Dear Adam, Are you lost in the post?
Dear Adam Crozier
I see that I’m not alone in wondering why you’ve been so reluctant to step into the limelight for your 15 minutes of fame. If you don’t do so soon, many others will start to wonder what you actually do for your very substantial reward.
When you’re chief executive of a business as high profile as Britain’s Royal Mail, you must lead from the front when it comes to a strike. The man who brought you in, Allan Leighton, would never have let things slide so far. Mind you, he’d have also discouraged Peter Mandelson from taking a line sufficiently belligerent to make union leader Billy Hayes look cuddly and reasonable.
This strike is supposedly about industrial logic. The postal service cannot go on as if the internet, emails, and private delivery services do not exist. But the posties’ action looks like a cry of pain at the failure of management to cope with the changes everyone knows must come.
You may have been working on this 24/7, but I sense a great divide between the workers who are being forced to do more, and the bureaucracy which appears to have time for role-playing games in working hours.

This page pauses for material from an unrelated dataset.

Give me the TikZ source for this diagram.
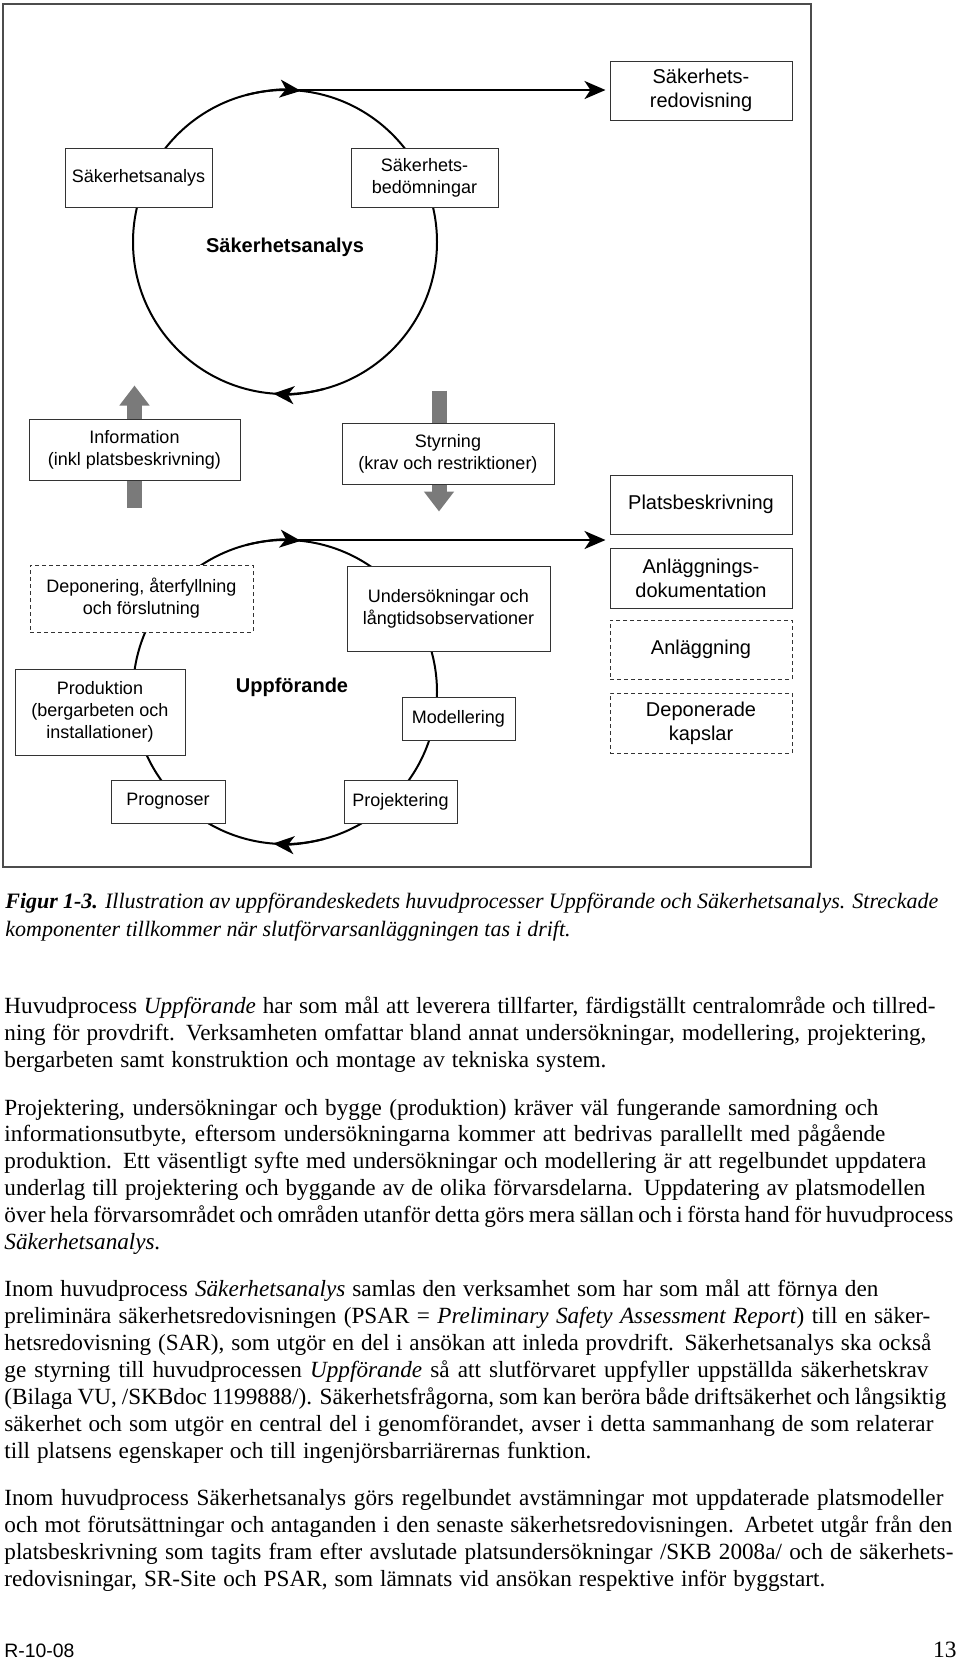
\documentclass[tikz,border=0pt]{standalone}
\usepackage{fontspec}
\setmainfont{Liberation Serif}
\setsansfont{Liberation Sans}
\usetikzlibrary{arrows.meta}

\newcommand{\fitline}[2]{\makebox[#1pt][s]{#2}}

\tikzset{
    box/.style={draw=black!80, line width=0.5pt, fill=white, inner sep=0pt, align=center,
        font=\sffamily\fontsize{9}{11}\selectfont},
    bigbox/.style={box, font=\sffamily\fontsize{10}{12}\selectfont},
    laterbox/.style={dash pattern=on 2pt off 1.5pt},
    cycleline/.style={line width=1pt},
    cyclehead/.style={cycleline, -{Stealth[length=10.5pt, width=9pt, inset=3pt]}},
    flow/.style={line width=1.2pt, -{Stealth[length=10.5pt, width=9pt, inset=3pt]}},
    feed/.style={line width=7.5pt, draw=black!52},
    feedtip/.style={feed, -{Triangle[length=10pt, width=14.5pt]}},
    title/.style={font=\sffamily\bfseries\fontsize{10}{12}\selectfont},
    bodytext/.style={anchor=base west, inner sep=0pt, align=left,
        font=\fontsize{11.6}{13.45}\selectfont},
}

\begin{document}
\begin{tikzpicture}[x=0.5pt, y=-0.5pt]
    \useasboundingbox (0, 0) rectangle (960, 1661);

    \draw[black!70, line width=0.7pt] (3, 4) rectangle (811, 867);

    \coordinate (sa) at (285, 242);
    \coordinate (up) at (285, 692);
    \coordinate (satop) at (285, 90);
    \coordinate (uptop) at (285, 540);

    \draw[cycleline] (sa) circle[radius=152];
    \draw[cycleline] (up) circle[radius=152];
    \draw[cyclehead] (sa) ++(255:152) arc[start angle=255, end angle=276, radius=152];
    \draw[cyclehead] (sa) ++(75:152) arc[start angle=75, end angle=94.5, radius=152];
    \draw[cyclehead] (up) ++(255:152) arc[start angle=255, end angle=276, radius=152];
    \draw[cyclehead] (up) ++(75:152) arc[start angle=75, end angle=94.5, radius=152];

    \node[title] (satitle) at (285, 247) {Säkerhetsanalys};
    \node[title] (uptitle) at (292, 687) {Uppförande};

    \node[bigbox, minimum width=91pt, minimum height=29.5pt] (redov) at (701, 90.5) {Säkerhets-\\redovisning};
    \node[box, minimum width=73.5pt, minimum height=29.5pt] (sakana) at (138.5, 177.5) {Säkerhetsanalys};
    \node[box, minimum width=73.5pt, minimum height=29.5pt] (bedom) at (424.5, 177.5) {Säkerhets-\\bedömningar};

    \node[box, minimum width=105.5pt, minimum height=30.5pt] (info) at (134.5, 449.5) {Information\\(inkl platsbeskrivning)};
    \node[box, minimum width=106pt, minimum height=30.5pt] (styr) at (448, 453.5) {Styrning\\(krav och restriktioner)};

    \node[bigbox, minimum width=91pt, minimum height=29.5pt] (plats) at (701, 504.5) {Platsbeskrivning};
    \node[bigbox, minimum width=91pt, minimum height=30pt] (anldok) at (701, 578) {Anläggnings-\\dokumentation};
    \node[bigbox, laterbox, minimum width=91pt, minimum height=29.5pt] (anl) at (701, 649.5) {Anläggning};
    \node[bigbox, laterbox, minimum width=91pt, minimum height=30pt] (depkap) at (701, 723) {Deponerade\\kapslar};

    \node[box, laterbox, minimum width=111.5pt, minimum height=33.5pt] (depon) at (141.5, 598.5) {Deponering, återfyllning\\och förslutning};
    \node[box, minimum width=101.5pt, minimum height=42.5pt] (unders) at (448.5, 608.5) {Undersökningar och\\långtidsobservationer};
    \node[box, minimum width=85pt, minimum height=43pt] (prod) at (100, 712) {Produktion\\(bergarbeten och\\installationer)};
    \node[box, minimum width=56.5pt, minimum height=21.5pt] (model) at (458.5, 718.5) {Modellering};
    \node[box, minimum width=57pt, minimum height=21.5pt] (progn) at (168, 801.5) {Prognoser};
    \node[box, minimum width=56.5pt, minimum height=21.5pt] (proj) at (400.5, 801.5) {Projektering};

    \draw[flow, shorten >=2pt] (satop) -- (satop -| redov.west);
    \draw[flow, shorten >=2pt] (uptop) -- (uptop -| plats.west);

    \coordinate (infoin) at ([yshift=-13.5pt]info.south);
    \coordinate (infoout) at ([yshift=16.5pt]info.north);
    \draw[feed] (infoin) -- (info.south);
    \draw[feedtip] (info.north) -- (infoout);

    \coordinate (styrin) at ([xshift=-4.5pt, yshift=16pt]styr.north);
    \coordinate (styrout) at ([xshift=-4.5pt, yshift=-13.5pt]styr.south);
    \draw[feed] (styrin) -- (styrin |- styr.north);
    \draw[feedtip] (styrin |- styr.south) -- (styrout);

    \node[anchor=base west, inner sep=0pt, align=left, font=\itshape\fontsize{11}{14}\selectfont] (caption) at (5, 936.5)
        {\fitline{466.5}{\textbf{Figur 1-3.} Illustration av uppförandeskedets huvudprocesser Uppförande och Säkerhetsanalys. Streckade}\\
        komponenter tillkommer när slutförvarsanläggningen tas i drift.};

    \node[bodytext] (para1) at (4, 1067)
        {\fitline{465.5}{Huvudprocess \textit{Uppförande} har som mål att leverera tillfarter, färdigställt centralområde och tillred-}\\
        \fitline{461}{ning för provdrift. Verksamheten omfattar bland annat undersökningar, modellering, projektering,}\\
        \fitline{301}{bergarbeten samt konstruktion och montage av tekniska system.}};

    \node[bodytext] (para2) at (4, 1249.5)
        {\fitline{437}{Projektering, undersökningar och bygge (produktion) kräver väl fungerande samordning och}\\
        \fitline{440.5}{informationsutbyte, eftersom undersökningarna kommer att bedrivas parallellt med pågående}\\
        \fitline{461}{produktion. Ett väsentligt syfte med undersökningar och modellering är att regelbundet uppdatera}\\
        \fitline{460.5}{underlag till projektering och byggande av de olika förvarsdelarna. Uppdatering av platsmodellen}\\
        \fitline{474.5}{över hela förvarsområdet och områden utanför detta görs mera sällan och i första hand för huvudprocess}\\
        \textit{Säkerhetsanalys.}};

    \node[bodytext] (para3) at (4, 1458)
        {\fitline{437}{Inom huvudprocess \textit{Säkerhetsanalys} samlas den verksamhet som har som mål att förnya den}\\
        \fitline{463}{preliminära säkerhetsredovisningen (PSAR = \textit{Preliminary Safety Assessment Report}) till en säker-}\\
        \fitline{463.5}{hetsredovisning (SAR), som utgör en del i ansökan att inleda provdrift. Säkerhetsanalys ska också}\\
        \fitline{462}{ge styrning till huvudprocessen \textit{Uppförande} så att slutförvaret uppfyller uppställda säkerhetskrav}\\
        \fitline{471}{(Bilaga VU, /SKBdoc 1199888/). Säkerhetsfrågorna, som kan beröra både driftsäkerhet och långsiktig}\\
        \fitline{464.5}{säkerhet och som utgör en central del i genomförandet, avser i detta sammanhang de som relaterar}\\
        \fitline{293.5}{till platsens egenskaper och till ingenjörsbarriärernas funktion.}};

    \node[bodytext] (para4) at (4, 1586.5)
        {\fitline{469.5}{Inom huvudprocess Säkerhetsanalys görs regelbundet avstämningar mot uppdaterade platsmodeller}\\
        \fitline{474}{och mot förutsättningar och antaganden i den senaste säkerhetsredovisningen. Arbetet utgår från den}\\
        \fitline{474.5}{platsbeskrivning som tagits fram efter avslutade platsundersökningar /SKB 2008a/ och de säkerhets-}\\
        \fitline{410.5}{redovisningar, SR-Site och PSAR, som lämnats vid ansökan respektive inför byggstart.}};

    \node[anchor=base west, inner sep=0pt, font=\sffamily\fontsize{9.7}{12}\selectfont] (reportno) at (4, 1657) {R-10-08};
    \node[anchor=base east, inner sep=0pt, font=\fontsize{11.7}{14}\selectfont] (pageno) at (957, 1657) {13};
\end{tikzpicture}
\end{document}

Reports like these, even if anecdotal and out of date, are symptoms of a business in distress, and while you have more than your share of troublemakers in your ranks, distress is ultimately the fault of the management. Describing the strike as “appalling and unjustified” as you did last week will not help you win the battle for public opinion.
When all three political parties agree with you, as they appear to on this issue, then we should watch out. The Royal Mail touches everyone’s lives. We grumble about it all the time, but the alternatives seem worse. Its finances look grim, but that’s because the business has been forced to recognise the cost of public sector pensions on its balance sheet. You might care to make this point if you can face an interview with Jeremy Paxman or John Humphries. If you can’t, then it really is time for another career – your fourth, by my reckoning, and you’re only 45.
Finally, I hate to lower the tone, but you really are rewarded beyond your pay grade; 995,000 pounds last year may look like slim pickings against the 3,044,000 pounds of 2007/08, but as Billy Hayes might say, it would buy a lot more of the footsoldiers you are attacking.
I’d send you this, but you know how it is with the post these days.